Their findings reveal a fundamental challenge. Adapting models to these linguistically distant languages causes significant 'internal representational drift,' forcing the AI into a strict trade-off between learning new information (plasticity) and retaining old knowledge (stability). While LoRA showed promise for initial adaptation, it suffered from catastrophic forgetting when tasked with learning multiple languages sequentially in a continual learning framework. This means the model would lose its ability to understand previously learned languages as it adapted to new ones. The study concludes that current mainstream adaptation techniques are insufficient, creating an urgent need for new, robust strategies specifically designed for the unique challenges of preserving and integrating underrepresented languages into AI systems.

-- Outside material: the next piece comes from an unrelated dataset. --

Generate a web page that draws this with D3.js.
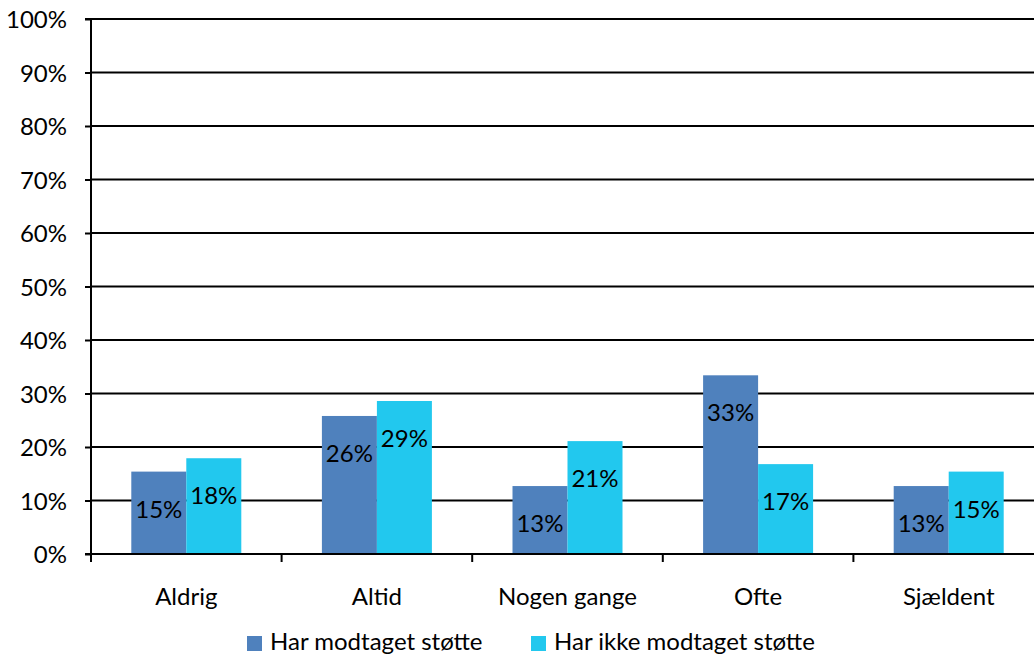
<!DOCTYPE html>
<html><head><meta charset="utf-8">
<script src="https://cdn.jsdelivr.net/npm/d3@7"></script>
<style>
html,body{margin:0;padding:0;background:#fff;overflow:hidden}
text{font-family:Lato,"Open Sans",sans-serif;fill:#000}
</style></head><body>
<svg id="c" width="1034" height="655"></svg>
<script>
const categories = ["Aldrig","Altid","Nogen gange","Ofte","Sjældent"];
const seriesNames = ["Har modtaget støtte","Har ikke modtaget støtte"];
const modtaget = [15.4, 25.8, 12.7, 33.4, 12.7];
const ikkeModtaget = [17.9, 28.6, 21.1, 16.8, 15.4];
const yTicks = [0,10,20,30,40,50,60,70,80,90,100];
const colors = ["#4F81BD","#22C8EE"];

const FS = 24;
const svg = d3.select("#c");
const x0 = 91, x1 = 1044, yTop = 19, yBot = 554;
const x = d3.scaleBand().domain(categories).range([x0, x1]).paddingInner(0).paddingOuter(0);
const y = d3.scaleLinear().domain([0,100]).range([yBot, yTop]);
const groupW = 110;
const xs = d3.scaleBand().domain([0,1]).range([0, groupW]);

// gridlines
svg.append("g").selectAll("line").data(yTicks.filter(d=>d>0)).join("line")
  .attr("x1", x0).attr("x2", 1034).attr("y1", d=>y(d)).attr("y2", d=>y(d))
  .attr("stroke","#000").attr("stroke-width",2);

// bars
const data = categories.map((c,i)=>({c, v:[modtaget[i], ikkeModtaget[i]]}));
const g = svg.append("g").selectAll("g").data(data).join("g")
  .attr("transform", d=>`translate(${x(d.c)+x.bandwidth()/2-groupW/2},0)`);
g.selectAll("rect").data(d=>d.v.map((v,k)=>({v,k}))).join("rect")
  .attr("x", d=>xs(d.k)).attr("width", xs.bandwidth())
  .attr("y", d=>y(d.v)).attr("height", d=>yBot-y(d.v))
  .attr("fill", d=>colors[d.k]);
g.selectAll("text").data(d=>d.v.map((v,k)=>({v,k}))).join("text")
  .attr("x", d=>xs(d.k)+xs.bandwidth()/2).attr("y", d=>y(d.v)+46)
  .attr("text-anchor","middle")
  .attr("font-size",FS).text(d=>Math.round(d.v)+"%");

// y axis
const yAxis = d3.axisLeft(y).tickValues(yTicks).tickSize(6).tickPadding(18).tickFormat(d=>d+"%");
const ya = svg.append("g").attr("transform",`translate(${x0},0)`).call(yAxis);
ya.select(".domain").attr("stroke","#000").attr("stroke-width",2).attr("d",`M-6,${yTop}H0V${yBot}H-6`);
ya.selectAll(".tick line").attr("stroke","#000").attr("stroke-width",2);
ya.selectAll(".tick text").attr("font-size",FS).style("font-family","Lato,'Open Sans',sans-serif").attr("fill","#000")
  .attr("dy",null).attr("y",8.5);

// x axis
const xa = svg.append("g").attr("transform",`translate(0,${yBot})`);
xa.append("line").attr("x1",x0-6).attr("x2",1034).attr("stroke","#000").attr("stroke-width",2);
xa.selectAll("line.t").data(categories.map(c=>x(c)).concat([x1])).join("line").attr("class","t")
  .attr("x1",d=>d).attr("x2",d=>d).attr("y1",0).attr("y2",8).attr("stroke","#000").attr("stroke-width",2);
xa.selectAll("text").data(categories).join("text")
  .attr("x", d=>x(d)+x.bandwidth()/2).attr("y", 51)
  .attr("text-anchor","middle").attr("font-size",FS).text(d=>d);

// legend
const leg = svg.append("g");
const legX = [247, 531];
seriesNames.forEach((s,k)=>{
  leg.append("rect").attr("x",legX[k]).attr("y",636).attr("width",15).attr("height",15).attr("fill",colors[k]);
  leg.append("text").attr("x",legX[k]+23).attr("y",650)
    .attr("font-size",FS).text(s);
});
</script></body></html>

- Study identifies 'severe internal representational drift' when AI models adapt to distant Pacific Indigenous languages.
- Low-Rank Adaptation (LoRA) works for single languages but fails due to catastrophic forgetting in sequential multi-language learning.
- Research highlights a strict 'plasticity-stability dilemma' for AI, forcing a trade-off between learning new languages and remembering old ones.
Why It Matters
It exposes a major equity gap in AI and pushes for techniques that can preserve global linguistic diversity.